EXERCISE: Omit every picture and return the rest of the data unaltered.
************
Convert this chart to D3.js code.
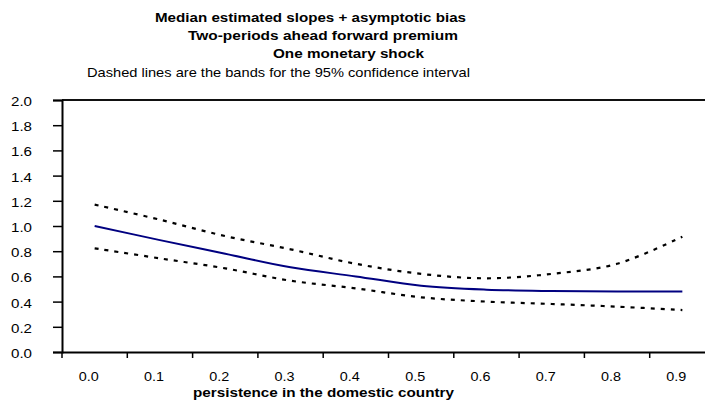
<!DOCTYPE html>
<html>
<head>
<meta charset="utf-8">
<script src="https://cdn.jsdelivr.net/npm/d3@7"></script>
<style>
  html, body { margin: 0; padding: 0; background: #fff; }
  svg { display: block; font-family: "Liberation Sans", Arial, sans-serif; }
</style>
</head>
<body>
<script>
const categories = ["0.0","0.1","0.2","0.3","0.4","0.5","0.6","0.7","0.8","0.9"];
const median = [1.00, 0.888, 0.78, 0.672, 0.60, 0.526, 0.495, 0.484, 0.48, 0.48];
const upper  = [1.17, 1.05, 0.92, 0.815, 0.70, 0.62, 0.585, 0.62, 0.70, 0.915];
const lower  = [0.823, 0.743, 0.664, 0.566, 0.505, 0.434, 0.40, 0.381, 0.36, 0.333];
const yTicks = [0, 0.2, 0.4, 0.6, 0.8, 1.0, 1.2, 1.4, 1.6, 1.8, 2.0];
const titleLines = [
  "Median estimated slopes + asymptotic bias",
  "Two-periods ahead forward premium",
  "One monetary shock"
];
const subtitle = "Dashed lines are the bands for the 95% confidence interval";
const xTitle = "persistence in the domestic country";

const W = 705, H = 407;
const pL = 62, pT = 100, pB = 352, pR = 715;

const svg = d3.select("body").append("svg").attr("width", W).attr("height", H);

const x = d3.scaleBand().domain(categories).range([pL, pR]);
const y = d3.scaleLinear().domain([0, 2]).range([pB, pT]);

// titles
const tl = [
  {t: titleLines[0], x0: 155, x1: 466, yb: 22, w: "bold"},
  {t: titleLines[1], x0: 188, x1: 458, yb: 40, w: "bold"},
  {t: titleLines[2], x0: 273, x1: 424, yb: 58, w: "bold"},
  {t: subtitle,      x0: 87,  x1: 470, yb: 77, w: "normal"}
];
svg.selectAll("text.title").data(tl).enter().append("text")
  .attr("class", "title")
  .attr("x", d => d.x0).attr("y", d => d.yb)
  .attr("font-size", 13.5).attr("font-weight", d => d.w)
  .attr("textLength", d => d.x1 - d.x0).attr("lengthAdjust", "spacingAndGlyphs")
  .text(d => d.t);

// top border
svg.append("line").attr("x1", pL).attr("x2", W).attr("y1", pT).attr("y2", pT)
  .attr("stroke", "#111").attr("stroke-width", 2);

// y axis
const yAxis = d3.axisLeft(y).tickValues(yTicks).tickFormat(d3.format(".1f")).tickSize(9).tickPadding(0);
const gy = svg.append("g").attr("transform", `translate(${pL},0)`).call(yAxis);
gy.select(".domain").attr("stroke", "#000").attr("stroke-width", 2);
gy.selectAll(".tick line").attr("stroke", "#000").attr("stroke-width", 1.5);
gy.selectAll(".tick text").attr("x", -30).attr("dy", "0.4em")
  .attr("font-size", 13.5).attr("fill", "#000")
  .attr("textLength", 21).attr("lengthAdjust", "spacingAndGlyphs")
  .attr("font-family", "Liberation Sans, Arial, sans-serif");

// x axis
const xAxis = d3.axisBottom(x).tickSize(0).tickPadding(0);
const gx = svg.append("g").attr("transform", `translate(0,${pB})`).call(xAxis);
gx.select(".domain").attr("stroke", "#000").attr("stroke-width", 2);
gx.selectAll(".tick text").attr("y", 29).attr("dy", 0).attr("dx", -6)
  .attr("font-size", 13).attr("fill", "#000")
  .attr("textLength", 20).attr("lengthAdjust", "spacingAndGlyphs")
  .attr("font-family", "Liberation Sans, Arial, sans-serif");
// boundary ticks between categories
const bounds = categories.map(c => x(c)).concat([x(categories[categories.length - 1]) + x.bandwidth()]);
svg.append("g").selectAll("line").data(bounds).enter().append("line")
  .attr("x1", d => d).attr("x2", d => d)
  .attr("y1", pB).attr("y2", pB + 6)
  .attr("stroke", "#000").attr("stroke-width", 1.5);

svg.append("text").attr("x", 193).attr("y", 397)
  .attr("font-size", 13).attr("font-weight", "bold")
  .attr("textLength", 261).attr("lengthAdjust", "spacingAndGlyphs")
  .text(xTitle);

// lines
const cx = i => x(categories[i]) + x.bandwidth() / 2;
const line = d3.line().x((d, i) => cx(i)).y(d => y(d)).curve(d3.curveCatmullRom.alpha(0.5));

svg.append("path").datum(upper).attr("d", line)
  .attr("fill", "none").attr("stroke", "#000").attr("stroke-width", 2.2).attr("stroke-dasharray", "4,6");
svg.append("path").datum(lower).attr("d", line)
  .attr("fill", "none").attr("stroke", "#000").attr("stroke-width", 2.2).attr("stroke-dasharray", "4,6");
svg.append("path").datum(median).attr("d", line)
  .attr("fill", "none").attr("stroke", "#000080").attr("stroke-width", 2);
</script>
</body>
</html>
************
WRITTEN SOLUTION:
Convert this chart to D3.js code.
<!DOCTYPE html>
<html>
<head>
<meta charset="utf-8">
<script src="https://cdn.jsdelivr.net/npm/d3@7"></script>
<style>
  html, body { margin: 0; padding: 0; background: #fff; }
  svg { display: block; font-family: "Liberation Sans", Arial, sans-serif; }
</style>
</head>
<body>
<script>
const categories = ["0.0","0.1","0.2","0.3","0.4","0.5","0.6","0.7","0.8","0.9"];
const median = [1.00, 0.888, 0.78, 0.672, 0.60, 0.526, 0.495, 0.484, 0.48, 0.48];
const upper  = [1.17, 1.05, 0.92, 0.815, 0.70, 0.62, 0.585, 0.62, 0.70, 0.915];
const lower  = [0.823, 0.743, 0.664, 0.566, 0.505, 0.434, 0.40, 0.381, 0.36, 0.333];
const yTicks = [0, 0.2, 0.4, 0.6, 0.8, 1.0, 1.2, 1.4, 1.6, 1.8, 2.0];
const titleLines = [
  "Median estimated slopes + asymptotic bias",
  "Two-periods ahead forward premium",
  "One monetary shock"
];
const subtitle = "Dashed lines are the bands for the 95% confidence interval";
const xTitle = "persistence in the domestic country";

const W = 705, H = 407;
const pL = 62, pT = 100, pB = 352, pR = 715;

const svg = d3.select("body").append("svg").attr("width", W).attr("height", H);

const x = d3.scaleBand().domain(categories).range([pL, pR]);
const y = d3.scaleLinear().domain([0, 2]).range([pB, pT]);

// titles
const tl = [
  {t: titleLines[0], x0: 155, x1: 466, yb: 22, w: "bold"},
  {t: titleLines[1], x0: 188, x1: 458, yb: 40, w: "bold"},
  {t: titleLines[2], x0: 273, x1: 424, yb: 58, w: "bold"},
  {t: subtitle,      x0: 87,  x1: 470, yb: 77, w: "normal"}
];
svg.selectAll("text.title").data(tl).enter().append("text")
  .attr("class", "title")
  .attr("x", d => d.x0).attr("y", d => d.yb)
  .attr("font-size", 13.5).attr("font-weight", d => d.w)
  .attr("textLength", d => d.x1 - d.x0).attr("lengthAdjust", "spacingAndGlyphs")
  .text(d => d.t);

// top border
svg.append("line").attr("x1", pL).attr("x2", W).attr("y1", pT).attr("y2", pT)
  .attr("stroke", "#111").attr("stroke-width", 2);

// y axis
const yAxis = d3.axisLeft(y).tickValues(yTicks).tickFormat(d3.format(".1f")).tickSize(9).tickPadding(0);
const gy = svg.append("g").attr("transform", `translate(${pL},0)`).call(yAxis);
gy.select(".domain").attr("stroke", "#000").attr("stroke-width", 2);
gy.selectAll(".tick line").attr("stroke", "#000").attr("stroke-width", 1.5);
gy.selectAll(".tick text").attr("x", -30).attr("dy", "0.4em")
  .attr("font-size", 13.5).attr("fill", "#000")
  .attr("textLength", 21).attr("lengthAdjust", "spacingAndGlyphs")
  .attr("font-family", "Liberation Sans, Arial, sans-serif");

// x axis
const xAxis = d3.axisBottom(x).tickSize(0).tickPadding(0);
const gx = svg.append("g").attr("transform", `translate(0,${pB})`).call(xAxis);
gx.select(".domain").attr("stroke", "#000").attr("stroke-width", 2);
gx.selectAll(".tick text").attr("y", 29).attr("dy", 0).attr("dx", -6)
  .attr("font-size", 13).attr("fill", "#000")
  .attr("textLength", 20).attr("lengthAdjust", "spacingAndGlyphs")
  .attr("font-family", "Liberation Sans, Arial, sans-serif");
// boundary ticks between categories
const bounds = categories.map(c => x(c)).concat([x(categories[categories.length - 1]) + x.bandwidth()]);
svg.append("g").selectAll("line").data(bounds).enter().append("line")
  .attr("x1", d => d).attr("x2", d => d)
  .attr("y1", pB).attr("y2", pB + 6)
  .attr("stroke", "#000").attr("stroke-width", 1.5);

svg.append("text").attr("x", 193).attr("y", 397)
  .attr("font-size", 13).attr("font-weight", "bold")
  .attr("textLength", 261).attr("lengthAdjust", "spacingAndGlyphs")
  .text(xTitle);

// lines
const cx = i => x(categories[i]) + x.bandwidth() / 2;
const line = d3.line().x((d, i) => cx(i)).y(d => y(d)).curve(d3.curveCatmullRom.alpha(0.5));

svg.append("path").datum(upper).attr("d", line)
  .attr("fill", "none").attr("stroke", "#000").attr("stroke-width", 2.2).attr("stroke-dasharray", "4,6");
svg.append("path").datum(lower).attr("d", line)
  .attr("fill", "none").attr("stroke", "#000").attr("stroke-width", 2.2).attr("stroke-dasharray", "4,6");
svg.append("path").datum(median).attr("d", line)
  .attr("fill", "none").attr("stroke", "#000080").attr("stroke-width", 2);
</script>
</body>
</html>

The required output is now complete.